Most programs are more complex than adding two numbers together. This leads some academics and practitioners to abandon testing and to pursue "proof of correctness" instead. These proofs can demonstrate that a requirements document, probably expressed in symbols, is correctly implemented in code.
Wirth argues that proofs of correctness should be included in programming courses in undergraduate computer science, while C.A.R. Hoare proposes the Floyd-Hoare notation. Sidney L. Hantler and James C. Kind, meanwhile, provide an excellent introduction to proving the correctness of programs, making it clear that the size of the proof will grow much faster than the code itself.
In other words, where the code for a 10-line procedure could be proven in an academic exercise, it's just not feasible for a real, industry computer program. This problem of exploding complexity in code is not new. The NATO Software Engineering Conference identified is as the "software crisis" back in 1968.

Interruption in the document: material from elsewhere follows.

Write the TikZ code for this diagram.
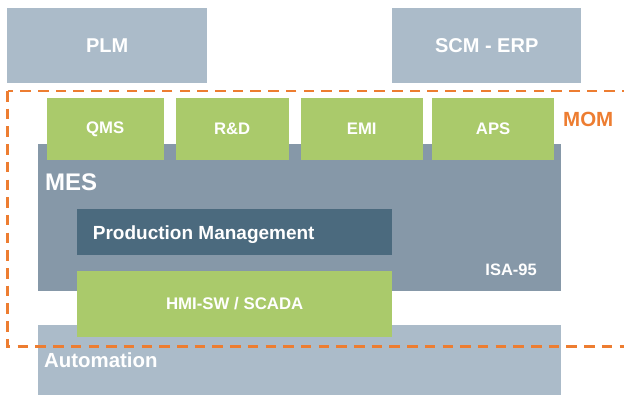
\documentclass[tikz,border=0pt]{standalone}
\usepackage{fontspec}
\setmainfont{Liberation Sans}
\usetikzlibrary{positioning}
\definecolor{ltblue}{HTML}{ABBBC9}
\definecolor{mesgrey}{HTML}{8698A8}
\definecolor{pmblue}{HTML}{4B6A7E}
\definecolor{lgreen}{HTML}{AACA6B}
\definecolor{momorange}{HTML}{ED7D31}
\newcommand{\fsz}[1]{\fontsize{#1}{#1}\selectfont\bfseries}
\tikzset{
    block/.style={draw=none, inner sep=0pt, text=white, anchor=north west},
    erpbox/.append style={block, fill=ltblue, minimum height=75pt, font=\fsz{20}},
    mombox/.append style={block, fill=lgreen, minimum width=119pt, minimum height=61.5pt, font=\fsz{16.7}},
    tag/.style={inner sep=0pt, text=white},
}

\begin{document}
\begin{tikzpicture}[x=1pt, y=-1pt]
    \clip (0,0) rectangle (624,394);

    % enterprise level
    \node[erpbox, minimum width=200pt] (plm) at (7,8) {PLM};
    \node[erpbox, minimum width=189pt] (scm) at (392,8) {SCM - ERP};

    % MES layer
    \node[block, fill=mesgrey, minimum width=523pt, minimum height=146.5pt] (mes) at (38,144) {};
    \node[tag, anchor=base west, font=\fsz{24}] (meslabel) at (45,190) {MES};
    \node[tag, anchor=base east, font=\fsz{16.5}] (isa) at (537,275.7) {ISA-95};

    \node[mombox, minimum width=117pt] (qms) at (46.5,98) {QMS};
    \node[mombox, minimum width=113pt, right=11.5pt of qms.north east, anchor=north west] (rd) {R\&D};
    \node[mombox, minimum width=121.5pt, right=12pt of rd.north east, anchor=north west] (emi) {EMI};
    \node[mombox, minimum width=121.5pt, right=9.5pt of emi.north east, anchor=north west] (aps) {APS};

    \node[block, fill=pmblue, minimum width=315pt, minimum height=46pt] (prodmgmt) at (77,209) {};
    \node[tag, anchor=base west, font=\fsz{19}] (pmlabel) at (92.7,239) {Production Management};

    % automation level
    \node[block, fill=ltblue, minimum width=523pt, minimum height=75pt] (automation) at (38,325) {};
    \node[tag, anchor=base west, font=\fsz{20.4}] (autolabel) at (44,367.3) {Automation};

    \node[block, fill=lgreen, minimum width=315pt, minimum height=66pt, font=\fsz{16.8}] (hmi) at (77,270.7) {HMI-SW / SCADA};

    % MOM frame
    \coordinate (momtl) at (7.5,91);
    \coordinate (mombr) at (640,346.3);
    \draw[momorange, line width=2.7pt, dash pattern=on 10.5pt off 7.2pt] (momtl) rectangle (mombr);
    \node[inner sep=0pt, text=momorange, anchor=base west, font=\fsz{20.5}] (mom) at (563,126.7) {MOM};
\end{tikzpicture}
\end{document}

Where "proof of correctness" may not be feasible, there have been attempts to move in that direction, to provide more rigor and correctness around a program before it gets to testing. A few of the more popular ways to address this include the transformational specification, model-based testing and Fred Brooks' "Bronze Bullets." Each is discussed below.
Transformational Specification: Impractical for Software Development
If we could define our software in a precise, clear way, it may be possible to take that definition and transform it, over a series of steps, into the actual program. This turns out to be remarkably similar to what a compiler does—and compilers can, in theory, be demonstrated as correct.
This technique is sometimes called transformational specification. Its challenge: That precise definition will need to be interpreted by some sort of program. In order to make the specification precise, it needs to be written in code, and that code will probably have errors.
As an academic discipline, the formal specification for finding the largest element in an array of integers requires roughly 600 small transformations, expressed in predicate calculus. That is complex enough that a graduate student in computer science might write a transform to, say, add up the change in your pocket or sort and count it, but it can't be used for practical software development.
Behavior-Driven Development: Code That Looks Like English
Like transformational specification, behavior driven development (BDD) also separates the spec from the code. Like its older cousin, BDD begins by writing examples of what the software will do in high-level language that looks more like English than most traditional code.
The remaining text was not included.